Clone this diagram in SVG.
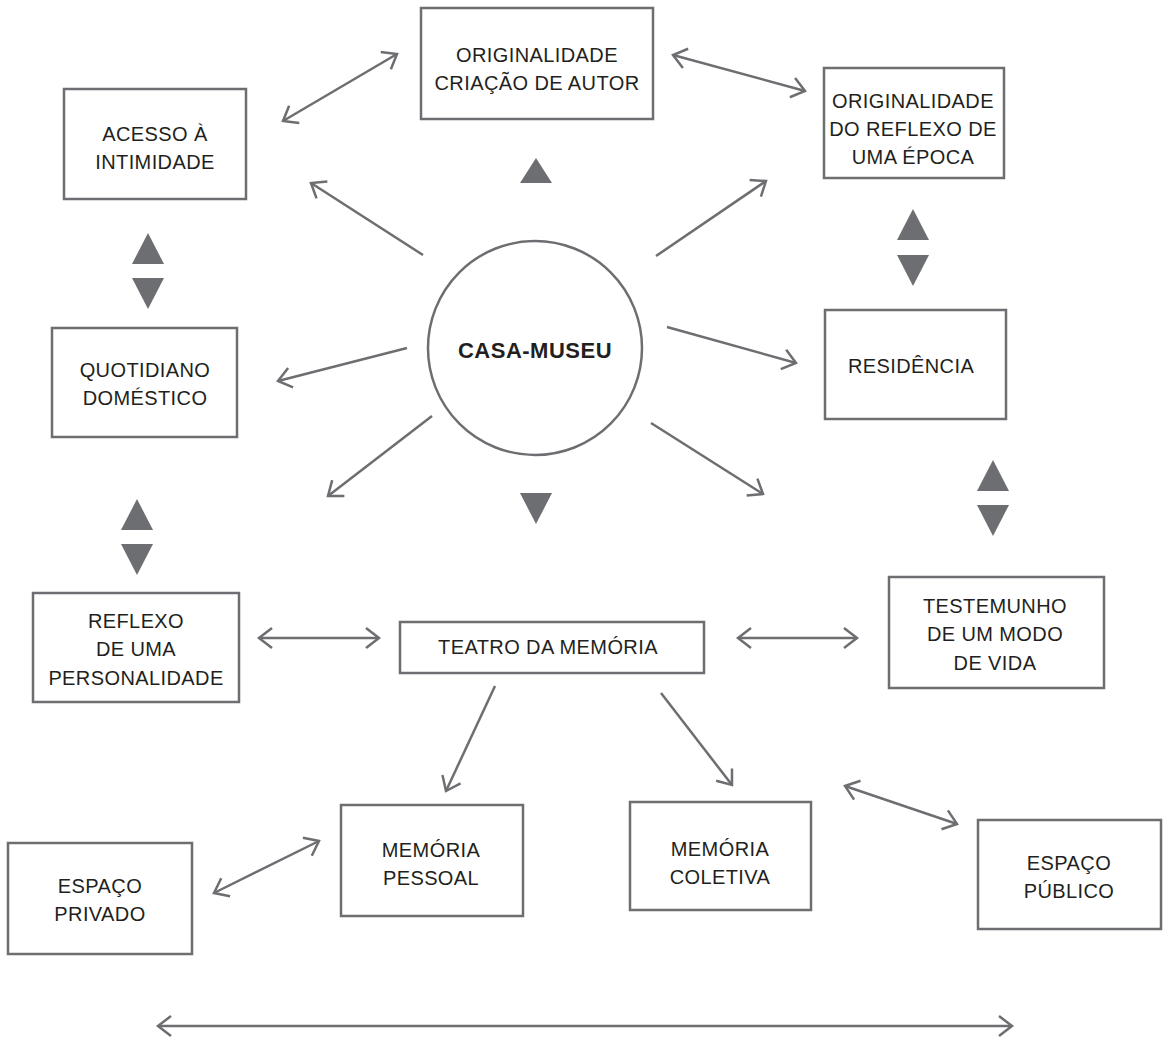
<svg xmlns="http://www.w3.org/2000/svg" width="1168" height="1038" viewBox="0 0 1168 1038">
<style>
.box{fill:#fff;stroke:#6d6e71;stroke-width:2.5}
.t{font-family:"Liberation Sans",Arial,sans-serif;font-size:20px;fill:#231f20;text-anchor:middle;letter-spacing:0.4px}
.b{font-weight:bold;font-size:22px;letter-spacing:0.5px}
.c{fill:none;stroke:#6d6e71;stroke-width:2.5}
.tri{fill:#6d6e71}
</style>
<defs>
<marker id="ah" markerUnits="userSpaceOnUse" markerWidth="18" markerHeight="26" viewBox="0 0 18 26" refX="15" refY="13" orient="auto-start-reverse">
<path d="M2,3 L15,13 L2,23" fill="none" stroke="#6d6e71" stroke-width="2.5"/>
</marker>
</defs>
<rect width="1168" height="1038" fill="#fff"/>
<g id="connectors">
<line class="c" x1="283" y1="121" x2="397" y2="54" marker-start="url(#ah)" marker-end="url(#ah)"/>
<line class="c" x1="673" y1="55" x2="805" y2="91" marker-start="url(#ah)" marker-end="url(#ah)"/>
<line class="c" x1="423" y1="255" x2="311" y2="183" marker-end="url(#ah)"/>
<line class="c" x1="656" y1="256" x2="766" y2="181" marker-end="url(#ah)"/>
<line class="c" x1="407" y1="348" x2="278" y2="381" marker-end="url(#ah)"/>
<line class="c" x1="667" y1="327" x2="796" y2="363" marker-end="url(#ah)"/>
<line class="c" x1="432" y1="416" x2="328" y2="496" marker-end="url(#ah)"/>
<line class="c" x1="651" y1="423" x2="763" y2="494" marker-end="url(#ah)"/>
<line class="c" x1="259" y1="638" x2="379" y2="638" marker-start="url(#ah)" marker-end="url(#ah)"/>
<line class="c" x1="738" y1="638" x2="857" y2="638" marker-start="url(#ah)" marker-end="url(#ah)"/>
<line class="c" x1="495" y1="686" x2="446" y2="791" marker-end="url(#ah)"/>
<line class="c" x1="661" y1="693" x2="732" y2="785" marker-end="url(#ah)"/>
<line class="c" x1="214" y1="893" x2="319" y2="841" marker-start="url(#ah)" marker-end="url(#ah)"/>
<line class="c" x1="845" y1="786" x2="957" y2="824" marker-start="url(#ah)" marker-end="url(#ah)"/>
<line class="c" x1="158" y1="1026" x2="1012" y2="1026" marker-start="url(#ah)" marker-end="url(#ah)"/>
<polygon class="tri" points="536,158 552,183 520,183"/>
<polygon class="tri" points="520,493 552,493 536,524"/>
<polygon class="tri" points="148,233 164,264 132,264"/>
<polygon class="tri" points="132,278 164,278 148,309"/>
<polygon class="tri" points="137,499 153,530 121,530"/>
<polygon class="tri" points="121,544 153,544 137,575"/>
<polygon class="tri" points="913,209 929,240 897,240"/>
<polygon class="tri" points="897,255 929,255 913,286"/>
<polygon class="tri" points="993,460 1009,491 977,491"/>
<polygon class="tri" points="977,505 1009,505 993,536"/>
</g>
<g id="casa-museu">
<circle cx="535" cy="348" r="107" fill="#fff" stroke="#6d6e71" stroke-width="2.5"/>
<text class="t b" x="535" y="358">CASA-MUSEU</text>
</g>
<g id="originalidade-autor">
<rect class="box" x="421" y="8" width="232" height="111"/>
<text class="t" x="537" y="62">ORIGINALIDADE</text>
<text class="t" x="537" y="90">CRIAÇÃO DE AUTOR</text>
</g>
<g id="acesso">
<rect class="box" x="64" y="89" width="182" height="110"/>
<text class="t" x="155" y="141">ACESSO À</text>
<text class="t" x="155" y="169">INTIMIDADE</text>
</g>
<g id="originalidade-epoca">
<rect class="box" x="824" y="68" width="180" height="110"/>
<text class="t" x="913" y="108">ORIGINALIDADE</text>
<text class="t" x="913" y="136">DO REFLEXO DE</text>
<text class="t" x="913" y="164">UMA ÉPOCA</text>
</g>
<g id="quotidiano">
<rect class="box" x="52" y="328" width="185" height="109"/>
<text class="t" x="145" y="377">QUOTIDIANO</text>
<text class="t" x="145" y="405">DOMÉSTICO</text>
</g>
<g id="residencia">
<rect class="box" x="825" y="310" width="181" height="109"/>
<text class="t" x="911" y="373">RESIDÊNCIA</text>
</g>
<g id="reflexo-personalidade">
<rect class="box" x="33" y="593" width="206" height="109"/>
<text class="t" x="136" y="628">REFLEXO</text>
<text class="t" x="136" y="656">DE UMA</text>
<text class="t" x="136" y="685">PERSONALIDADE</text>
</g>
<g id="teatro">
<rect class="box" x="400" y="622" width="304" height="51"/>
<text class="t" x="548" y="654">TEATRO DA MEMÓRIA</text>
</g>
<g id="testemunho">
<rect class="box" x="889" y="577" width="215" height="111"/>
<text class="t" x="995" y="613">TESTEMUNHO</text>
<text class="t" x="995" y="641">DE UM MODO</text>
<text class="t" x="995" y="670">DE VIDA</text>
</g>
<g id="memoria-pessoal">
<rect class="box" x="341" y="805" width="182" height="111"/>
<text class="t" x="431" y="857">MEMÓRIA</text>
<text class="t" x="431" y="885">PESSOAL</text>
</g>
<g id="memoria-coletiva">
<rect class="box" x="630" y="802" width="181" height="108"/>
<text class="t" x="720" y="856">MEMÓRIA</text>
<text class="t" x="720" y="884">COLETIVA</text>
</g>
<g id="espaco-privado">
<rect class="box" x="8" y="843" width="184" height="111"/>
<text class="t" x="100" y="893">ESPAÇO</text>
<text class="t" x="100" y="921">PRIVADO</text>
</g>
<g id="espaco-publico">
<rect class="box" x="978" y="820" width="183" height="109"/>
<text class="t" x="1069" y="870">ESPAÇO</text>
<text class="t" x="1069" y="898">PÚBLICO</text>
</g>
</svg>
════════════════
Problem requirements
Reproduce all of the data exactly; the pictures do not belong in the copy.

Exercise result
Clone this diagram in SVG.
<svg xmlns="http://www.w3.org/2000/svg" width="1168" height="1038" viewBox="0 0 1168 1038">
<style>
.box{fill:#fff;stroke:#6d6e71;stroke-width:2.5}
.t{font-family:"Liberation Sans",Arial,sans-serif;font-size:20px;fill:#231f20;text-anchor:middle;letter-spacing:0.4px}
.b{font-weight:bold;font-size:22px;letter-spacing:0.5px}
.c{fill:none;stroke:#6d6e71;stroke-width:2.5}
.tri{fill:#6d6e71}
</style>
<defs>
<marker id="ah" markerUnits="userSpaceOnUse" markerWidth="18" markerHeight="26" viewBox="0 0 18 26" refX="15" refY="13" orient="auto-start-reverse">
<path d="M2,3 L15,13 L2,23" fill="none" stroke="#6d6e71" stroke-width="2.5"/>
</marker>
</defs>
<rect width="1168" height="1038" fill="#fff"/>
<g id="connectors">
<line class="c" x1="283" y1="121" x2="397" y2="54" marker-start="url(#ah)" marker-end="url(#ah)"/>
<line class="c" x1="673" y1="55" x2="805" y2="91" marker-start="url(#ah)" marker-end="url(#ah)"/>
<line class="c" x1="423" y1="255" x2="311" y2="183" marker-end="url(#ah)"/>
<line class="c" x1="656" y1="256" x2="766" y2="181" marker-end="url(#ah)"/>
<line class="c" x1="407" y1="348" x2="278" y2="381" marker-end="url(#ah)"/>
<line class="c" x1="667" y1="327" x2="796" y2="363" marker-end="url(#ah)"/>
<line class="c" x1="432" y1="416" x2="328" y2="496" marker-end="url(#ah)"/>
<line class="c" x1="651" y1="423" x2="763" y2="494" marker-end="url(#ah)"/>
<line class="c" x1="259" y1="638" x2="379" y2="638" marker-start="url(#ah)" marker-end="url(#ah)"/>
<line class="c" x1="738" y1="638" x2="857" y2="638" marker-start="url(#ah)" marker-end="url(#ah)"/>
<line class="c" x1="495" y1="686" x2="446" y2="791" marker-end="url(#ah)"/>
<line class="c" x1="661" y1="693" x2="732" y2="785" marker-end="url(#ah)"/>
<line class="c" x1="214" y1="893" x2="319" y2="841" marker-start="url(#ah)" marker-end="url(#ah)"/>
<line class="c" x1="845" y1="786" x2="957" y2="824" marker-start="url(#ah)" marker-end="url(#ah)"/>
<line class="c" x1="158" y1="1026" x2="1012" y2="1026" marker-start="url(#ah)" marker-end="url(#ah)"/>
<polygon class="tri" points="536,158 552,183 520,183"/>
<polygon class="tri" points="520,493 552,493 536,524"/>
<polygon class="tri" points="148,233 164,264 132,264"/>
<polygon class="tri" points="132,278 164,278 148,309"/>
<polygon class="tri" points="137,499 153,530 121,530"/>
<polygon class="tri" points="121,544 153,544 137,575"/>
<polygon class="tri" points="913,209 929,240 897,240"/>
<polygon class="tri" points="897,255 929,255 913,286"/>
<polygon class="tri" points="993,460 1009,491 977,491"/>
<polygon class="tri" points="977,505 1009,505 993,536"/>
</g>
<g id="casa-museu">
<circle cx="535" cy="348" r="107" fill="#fff" stroke="#6d6e71" stroke-width="2.5"/>
<text class="t b" x="535" y="358">CASA-MUSEU</text>
</g>
<g id="originalidade-autor">
<rect class="box" x="421" y="8" width="232" height="111"/>
<text class="t" x="537" y="62">ORIGINALIDADE</text>
<text class="t" x="537" y="90">CRIAÇÃO DE AUTOR</text>
</g>
<g id="acesso">
<rect class="box" x="64" y="89" width="182" height="110"/>
<text class="t" x="155" y="141">ACESSO À</text>
<text class="t" x="155" y="169">INTIMIDADE</text>
</g>
<g id="originalidade-epoca">
<rect class="box" x="824" y="68" width="180" height="110"/>
<text class="t" x="913" y="108">ORIGINALIDADE</text>
<text class="t" x="913" y="136">DO REFLEXO DE</text>
<text class="t" x="913" y="164">UMA ÉPOCA</text>
</g>
<g id="quotidiano">
<rect class="box" x="52" y="328" width="185" height="109"/>
<text class="t" x="145" y="377">QUOTIDIANO</text>
<text class="t" x="145" y="405">DOMÉSTICO</text>
</g>
<g id="residencia">
<rect class="box" x="825" y="310" width="181" height="109"/>
<text class="t" x="911" y="373">RESIDÊNCIA</text>
</g>
<g id="reflexo-personalidade">
<rect class="box" x="33" y="593" width="206" height="109"/>
<text class="t" x="136" y="628">REFLEXO</text>
<text class="t" x="136" y="656">DE UMA</text>
<text class="t" x="136" y="685">PERSONALIDADE</text>
</g>
<g id="teatro">
<rect class="box" x="400" y="622" width="304" height="51"/>
<text class="t" x="548" y="654">TEATRO DA MEMÓRIA</text>
</g>
<g id="testemunho">
<rect class="box" x="889" y="577" width="215" height="111"/>
<text class="t" x="995" y="613">TESTEMUNHO</text>
<text class="t" x="995" y="641">DE UM MODO</text>
<text class="t" x="995" y="670">DE VIDA</text>
</g>
<g id="memoria-pessoal">
<rect class="box" x="341" y="805" width="182" height="111"/>
<text class="t" x="431" y="857">MEMÓRIA</text>
<text class="t" x="431" y="885">PESSOAL</text>
</g>
<g id="memoria-coletiva">
<rect class="box" x="630" y="802" width="181" height="108"/>
<text class="t" x="720" y="856">MEMÓRIA</text>
<text class="t" x="720" y="884">COLETIVA</text>
</g>
<g id="espaco-privado">
<rect class="box" x="8" y="843" width="184" height="111"/>
<text class="t" x="100" y="893">ESPAÇO</text>
<text class="t" x="100" y="921">PRIVADO</text>
</g>
<g id="espaco-publico">
<rect class="box" x="978" y="820" width="183" height="109"/>
<text class="t" x="1069" y="870">ESPAÇO</text>
<text class="t" x="1069" y="898">PÚBLICO</text>
</g>
</svg>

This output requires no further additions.